Anche se non tutto è rose e fiori, nondimeno miglioramenti ci sono stati e di ciò va reso merito al management dell'Fmi, efficiente e politicamente lungimirante, qualità che possiamo sicuramente affermare non fossero in verità comuni negli anni più recenti. Adesso, però, si stanno moltiplicando e facendosi più accese le voci che darebbero il direttore generale del Fondo, Dominique Strauss-Kahn, in procinto di lasciare la sua poltrona per poter sfidare Nicolas Sarkozy alle presidenziali francesi del 2012. La popolarità dell'attuale presidente francese è ai minimi storici e gli amici di Strauss-Khan affermano che quest'ultimo non ha mai tenuto nascoste le proprie ambizioni politiche.
Un direttore generale che resti in carica solo nominalmente fino allo scadere del suo mandato azzopperebbe il Fondo. Già ora si ha la sensazione che l'Fmi sia riluttante a dire all'Europa in modo più energico come gestire i propri problemi con la Grecia, perché il direttore generale deve essere prudente ed evitare d'intromettersi nella politica interna europea. Oltre a tutto ciò, è stata resa pubblica l'interessante notizia che l'Fmi ha nominato consigliere particolare di Strauss-Khan l'ex vicegovernatore della Banca popolare cinese, Zhu Min. Naturalmente, Zhu entrerà così a tutti gli effetti a far parte del nucleo della dirigenza del Fondo. Questo annuncio a sua volta ha innescato le ipotesi e le voci secondo le quali Zhu diverrebbe necessariamente candidato alla successione di Strauss-Khan alla dirigenza generale.
È giunto il momento che qualcuno estraneo all'Europa sia a capo dell'Fmi, tenuto conto che l'Europa ha per così dire avuto il monopolio di questa carica sin dalla creazione del Fondo, avvenuta all'indomani della Seconda guerra mondiale. Gli accordi di allora prevedevano che gli Usa potessero scegliere il presidente della Banca mondiale, mentre agli europei sarebbe spettata la poltrona più importante dell'Fmi (i politici statunitensi nella loro saggezza avevano puntato sul fatto che la Banca mondiale sarebbe diventata l'istituzione più importante). Oggi invece il nostro pianeta è multipolare: non sono più le economie atlantiche a dominare su tutte le altre, e di conseguenza non dovrebbero più essere loro a imporre i nomi di chi debba o non debba occupare la massima carica nelle due istituzioni create alla conferenza di Bretton Woods.

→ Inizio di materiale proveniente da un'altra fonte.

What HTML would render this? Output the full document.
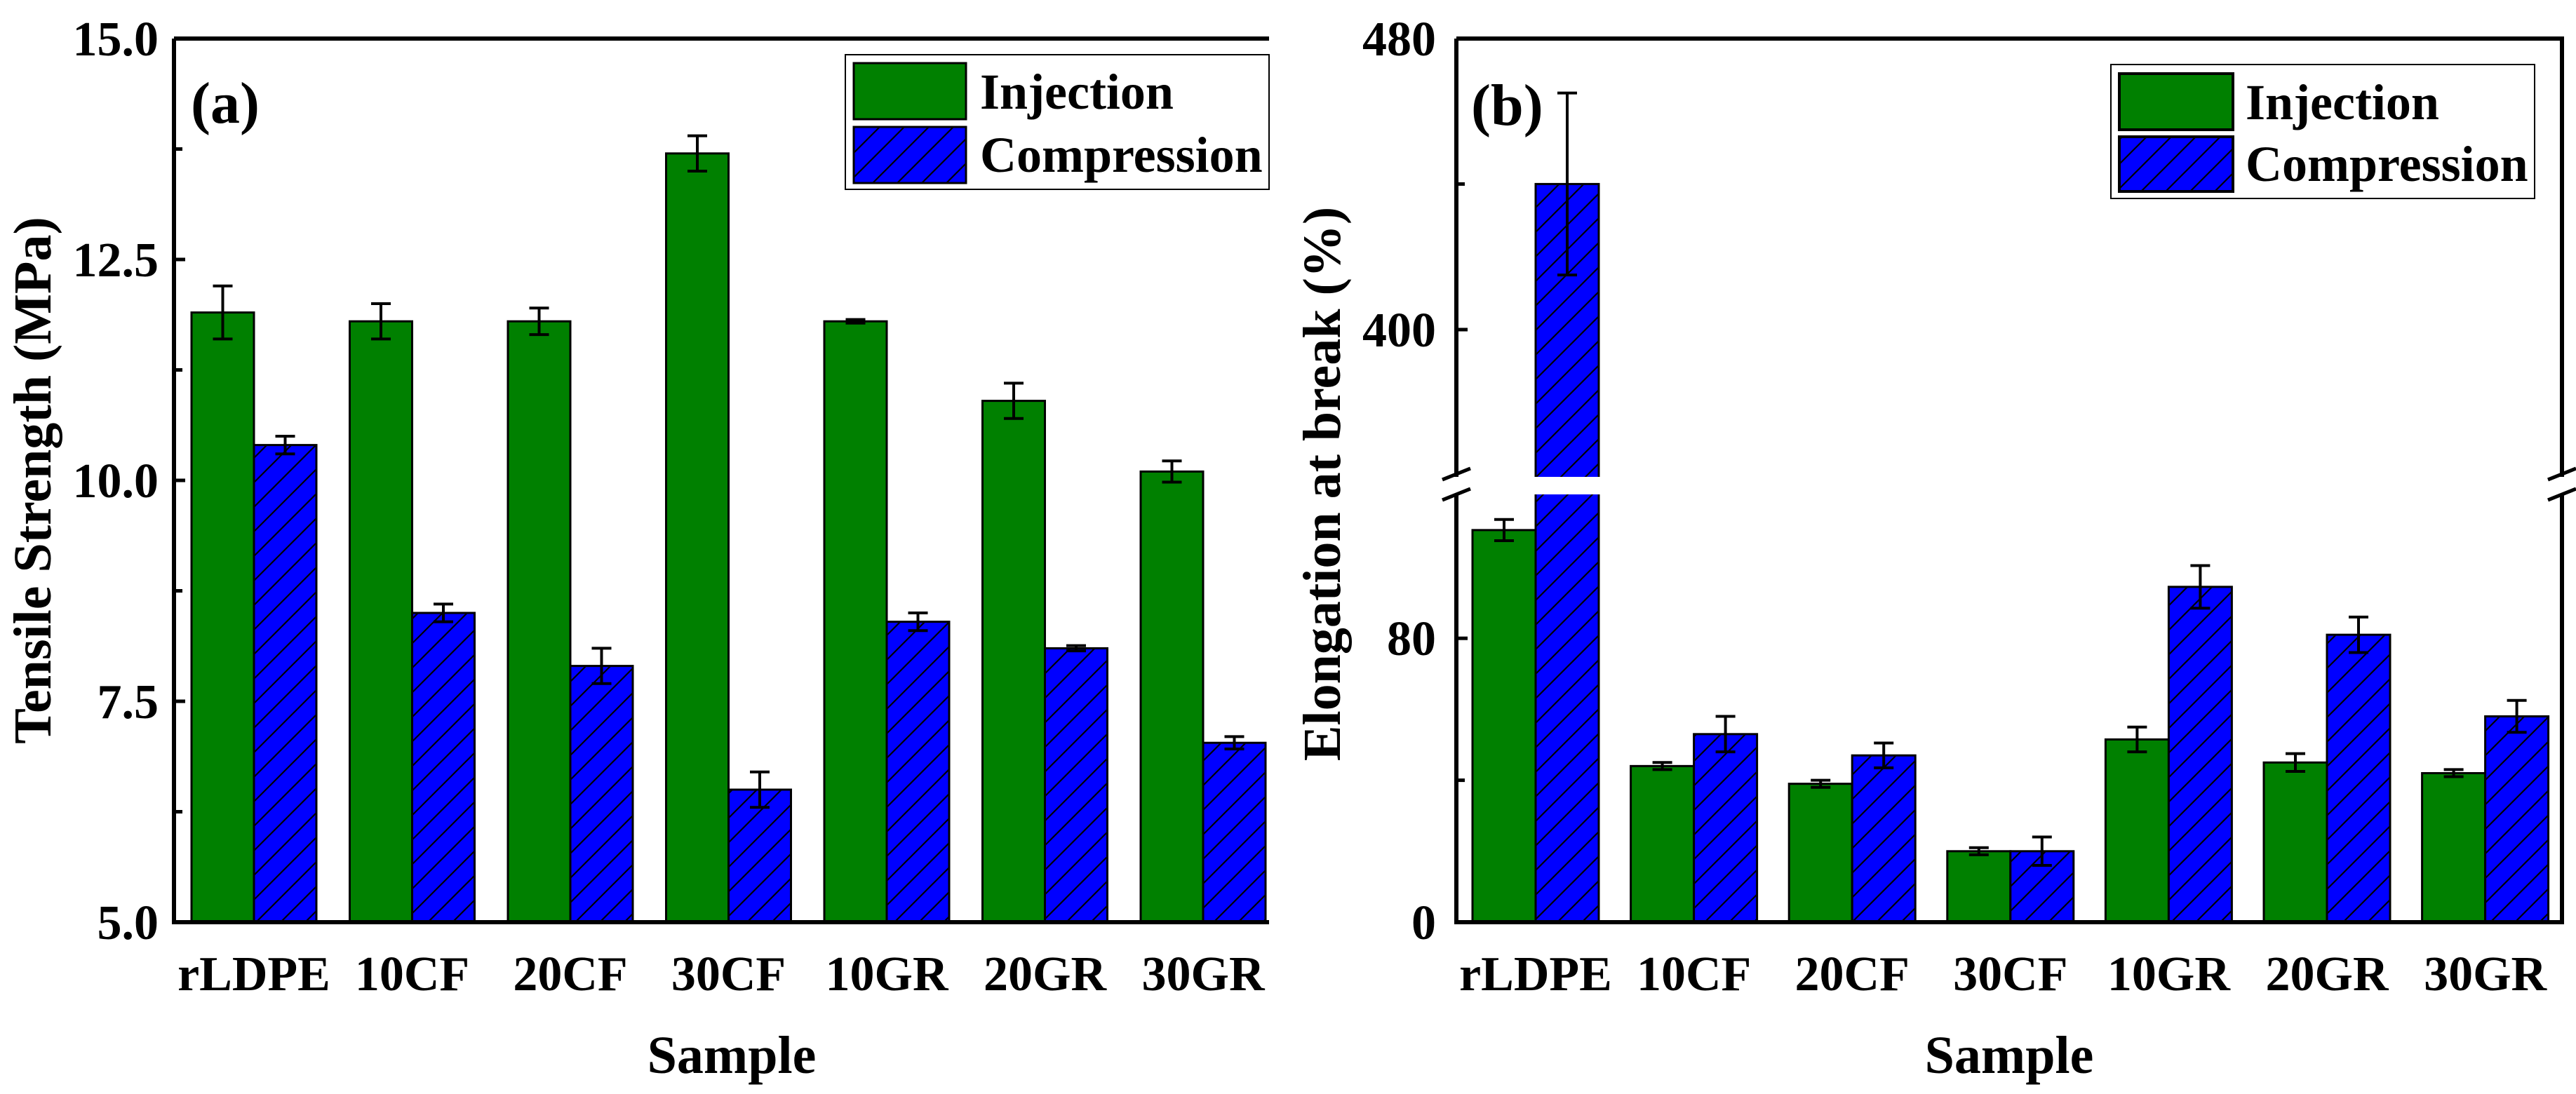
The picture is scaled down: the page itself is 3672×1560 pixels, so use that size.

Adesso - così si ritiene - è arrivato il turno di altre regioni.
La scelta ovvia ricade sull'Asia, terra dei mercati emergenti più dinamici, regione verso la quale si sta spostando l'intero centro di gravità dell'economia internazionale. Del resto, se si chiede ai leader asiatici che cosa potrebbe indurli a cambiare atteggiamento nei confronti del Fondo, dopo la tragica esperienza vissuta nel 1997-1998, rispondono: un direttore generale asiatico.
In realtà, questo è il modo sbagliato di rapportarsi alla questione: il problema dell'Fmi in passato è stato quello di essere sciovinista e di non rispondere del proprio operato. Il modo più corretto per far sì che il Fondo resti ricettivo alle nuove idee consiste nello scegliere come direttore generale il candidato migliore e con le idee migliori. Il modo più corretto di garantire che il management dell'Fmi sia responsabile, e tenuto a rispondere a tutti di come distribuisce capitali ai singoli governi, è evitare che la sua massima carica diventi appannaggio esclusivo di una regione particolare, a prescindere che si tratti di Europa o di Asia.